Instantiating object without a reference in Qt for Python

I have just read an article about memory management stating that when using Qt for Python, “references to all created objects must be saved even if you are not going to use them”.

Although in this example the consequences are negligible, does this mean that instantiating e.g. labels in the following fashion is bad practice?

import sys
from PySide6.QtWidgets import QApplication, QLabel, QVBoxLayout, QWidget


class MainWindow(QWidget):
    def __init__(self):
        super().__init__()
        vb_main = QVBoxLayout()
        vb_main.addWidget(QLabel('Foo'))
        vb_main.addWidget(QLabel('Bar'))
        vb_main.addStretch()
        self.setLayout(vb_main)


def main():
    app = QApplication([])
    window = MainWindow()
    window.show()
    sys.exit(app.exec())


if __name__ == '__main__':
    main()

Answer

No, it is not a bad practice. The example provided in the article differs from the example you provide.

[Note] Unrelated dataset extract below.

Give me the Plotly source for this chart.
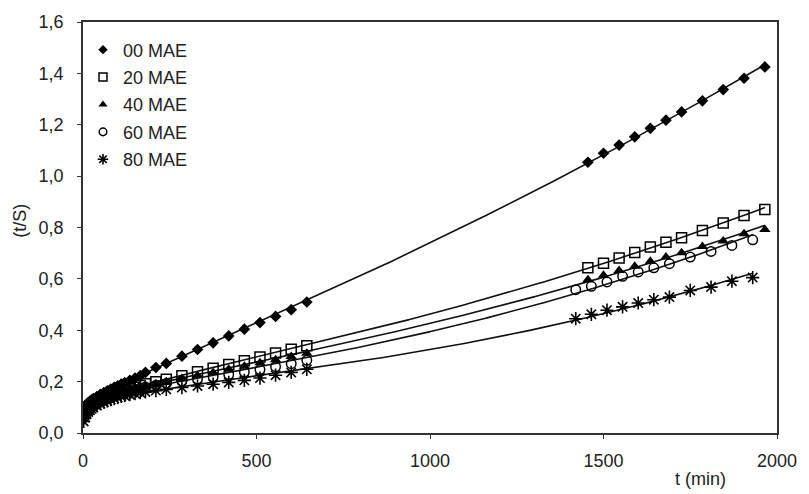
import numpy as np
import plotly.graph_objects as go

# Sampling times (min)
t_early = [2, 5, 10, 15, 20, 25, 30, 40, 50, 60, 70, 80, 90, 100, 110, 120,
           135, 150, 165, 180, 210, 240, 285, 330, 375, 420, 465, 510, 555, 600, 645]
t_late_a = [1455, 1500, 1545, 1590, 1635, 1680, 1725, 1785, 1845, 1905, 1965]
t_late_b = [1420, 1465, 1510, 1555, 1600, 1645, 1690, 1750, 1810, 1870, 1930]

# t/S values for each MAE content
mae00_early = [0.085, 0.100, 0.110, 0.118, 0.124, 0.129, 0.134, 0.142, 0.150, 0.157, 0.164,
               0.171, 0.178, 0.184, 0.190, 0.196, 0.205, 0.214, 0.223, 0.236, 0.255, 0.271,
               0.299, 0.325, 0.351, 0.378, 0.404, 0.430, 0.454, 0.480, 0.510]
mae00_late = [1.054, 1.089, 1.121, 1.153, 1.186, 1.218, 1.250, 1.293, 1.337, 1.381, 1.425]

mae20_early = [0.070, 0.085, 0.095, 0.102, 0.107, 0.111, 0.115, 0.122, 0.128, 0.134, 0.139,
               0.145, 0.150, 0.155, 0.160, 0.165, 0.172, 0.178, 0.185, 0.192, 0.200, 0.209,
               0.223, 0.238, 0.252, 0.267, 0.281, 0.296, 0.311, 0.326, 0.340]
mae20_late = [0.643, 0.661, 0.681, 0.703, 0.724, 0.743, 0.760, 0.788, 0.818, 0.847, 0.870]

mae40_early = [0.068, 0.082, 0.093, 0.100, 0.106, 0.111, 0.115, 0.123, 0.129, 0.135, 0.141,
               0.146, 0.151, 0.156, 0.160, 0.164, 0.170, 0.175, 0.180, 0.184, 0.192, 0.200,
               0.212, 0.224, 0.236, 0.248, 0.260, 0.273, 0.285, 0.298, 0.310]
mae40_late = [0.597, 0.614, 0.633, 0.649, 0.669, 0.685, 0.702, 0.726, 0.747, 0.776, 0.792]

mae60_early = [0.060, 0.076, 0.088, 0.096, 0.102, 0.107, 0.112, 0.120, 0.126, 0.132, 0.138,
               0.143, 0.148, 0.152, 0.156, 0.160, 0.165, 0.170, 0.175, 0.179, 0.186, 0.193,
               0.202, 0.210, 0.219, 0.228, 0.237, 0.247, 0.258, 0.270, 0.283]
mae60_late = [0.558, 0.571, 0.588, 0.610, 0.627, 0.643, 0.659, 0.685, 0.707, 0.730, 0.752]

mae80_early = [0.045, 0.060, 0.073, 0.082, 0.089, 0.094, 0.099, 0.107, 0.114, 0.120, 0.125,
               0.130, 0.134, 0.138, 0.142, 0.145, 0.149, 0.153, 0.157, 0.160, 0.165, 0.170,
               0.177, 0.183, 0.190, 0.197, 0.205, 0.214, 0.225, 0.236, 0.248]
mae80_late = [0.445, 0.462, 0.478, 0.491, 0.506, 0.519, 0.529, 0.555, 0.568, 0.591, 0.605]

names = ["00 MAE", "20 MAE", "40 MAE", "60 MAE", "80 MAE"]
series = [
    (t_early + t_late_a, mae00_early + mae00_late),
    (t_early + t_late_a, mae20_early + mae20_late),
    (t_early + t_late_a, mae40_early + mae40_late),
    (t_early + t_late_b, mae60_early + mae60_late),
    (t_early + t_late_b, mae80_early + mae80_late),
]

x_ticks = [0, 500, 1000, 1500, 2000]
y_ticks = [0.0, 0.2, 0.4, 0.6, 0.8, 1.0, 1.2, 1.4, 1.6]


def marker(i, scale=1.0):
    """Black marker style for series i; scale shrinks it for the legend."""
    styles = [
        dict(symbol="diamond", size=9),
        dict(symbol="square-open", size=10, line=dict(width=1.5, color="black")),
        dict(symbol="triangle-up", size=10),
        dict(symbol="circle-open", size=9.5, line=dict(width=1.5, color="black")),
        dict(symbol="asterisk-open", size=11, line=dict(width=1.6, color="black")),
    ]
    st = dict(styles[i])
    st["size"] = st["size"] * scale
    st["color"] = "black"
    return st


def trend(t, v, grid):
    """Least-squares trend line in the basis 1, sqrt(t), t, t^2."""
    t = np.asarray(t, float)
    v = np.asarray(v, float)
    basis = lambda x: np.column_stack([np.ones_like(x), np.sqrt(x), x, x ** 2])
    coef, *_ = np.linalg.lstsq(basis(t), v, rcond=None)
    return basis(grid) @ coef


fig = go.Figure()

# fitted trend lines over each series' own time span
for t, v in series:
    grid = np.linspace(0, max(t), 500)
    fig.add_trace(go.Scatter(x=grid, y=trend(t, v, grid), mode="lines",
                             line=dict(color="#111111", width=1.6),
                             showlegend=False, hoverinfo="skip"))

# measured points
for i, ((t, v), name) in enumerate(zip(series, names)):
    fig.add_trace(go.Scatter(x=t, y=v, mode="markers", name=name, marker=marker(i),
                             showlegend=False))

# legend entries with compact symbols
for i, name in enumerate(names):
    fig.add_trace(go.Scatter(x=[None], y=[None], mode="markers", name=name,
                             marker=marker(i, 0.8), legendgroup=str(i)))

font = "Liberation Sans, Arial, sans-serif"
fig.update_layout(
    width=809, height=494,
    margin=dict(l=83, r=23, t=19, b=61),
    paper_bgcolor="white", plot_bgcolor="white",
    separators=",.",
    font=dict(family=font, size=17, color="#222222"),
    showlegend=True,
    legend=dict(x=0.0, y=0.977, xanchor="left", yanchor="top",
                bgcolor="rgba(0,0,0,0)", font=dict(size=18, color="#222222"),
                tracegroupgap=1, itemwidth=30),
    xaxis=dict(range=[0, 2000], tickvals=x_ticks, tickformat="d",
               showgrid=False, zeroline=False,
               showline=True, linecolor="#333333", linewidth=1.5, mirror=True,
               ticks="outside", ticklen=4, tickcolor="#333333",
               ticklabelstandoff=7, tickfont=dict(size=18)),
    yaxis=dict(range=[0, 1.6], tickvals=y_ticks, tickformat=".1f",
               showgrid=False, zeroline=False,
               showline=True, linecolor="#333333", linewidth=1.5, mirror=True,
               ticks="outside", ticklen=4, tickcolor="#333333",
               ticklabelstandoff=10, tickfont=dict(size=18)),
    annotations=[
        dict(text="t (min)", xref="paper", yref="paper", x=0.89, y=-0.113,
             xanchor="center", yanchor="middle", showarrow=False,
             font=dict(size=18)),
        dict(text="(t/S)", xref="paper", yref="paper", x=-0.092, y=0.517,
             xanchor="center", yanchor="middle", textangle=-90, showarrow=False,
             font=dict(size=18)),
    ],
)

fig.write_html("out.html")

In the python binding of Qt there are 2 criterias that handle the memory:

  • Python: It is the usual handling that python does with references, that is, as long as an object is referenced in a scope then the object will not be eliminated.

  • Qt: Some objects (their memory) are handled by others for design reasons, and when that happens then it is explicitly pointed out by Qt in the documentation. An example of this case is the hierarchy tree of QObjects where a child of a QObject will have the same life cycle as its parent, and since QWidgets are QObjects then they will maintain that characteristic.

So if at least one of these criteria is met then the object will not be removed.


Original example translated to PySide6:

from PySide6.QtWidgets import QApplication, QLabel


def createLabel():
    label = QLabel("Hello, world!")
    label.show()


app = QApplication([])
createLabel()

app.exec()

In the original example, none is fulfilled since QLabel as a python variable has only a limited scope and does not have a QObject as parent.

On the other hand, in your example the second criterion is met since when adding it to a QLayout the latter will make the parent be the QWidget where it was established.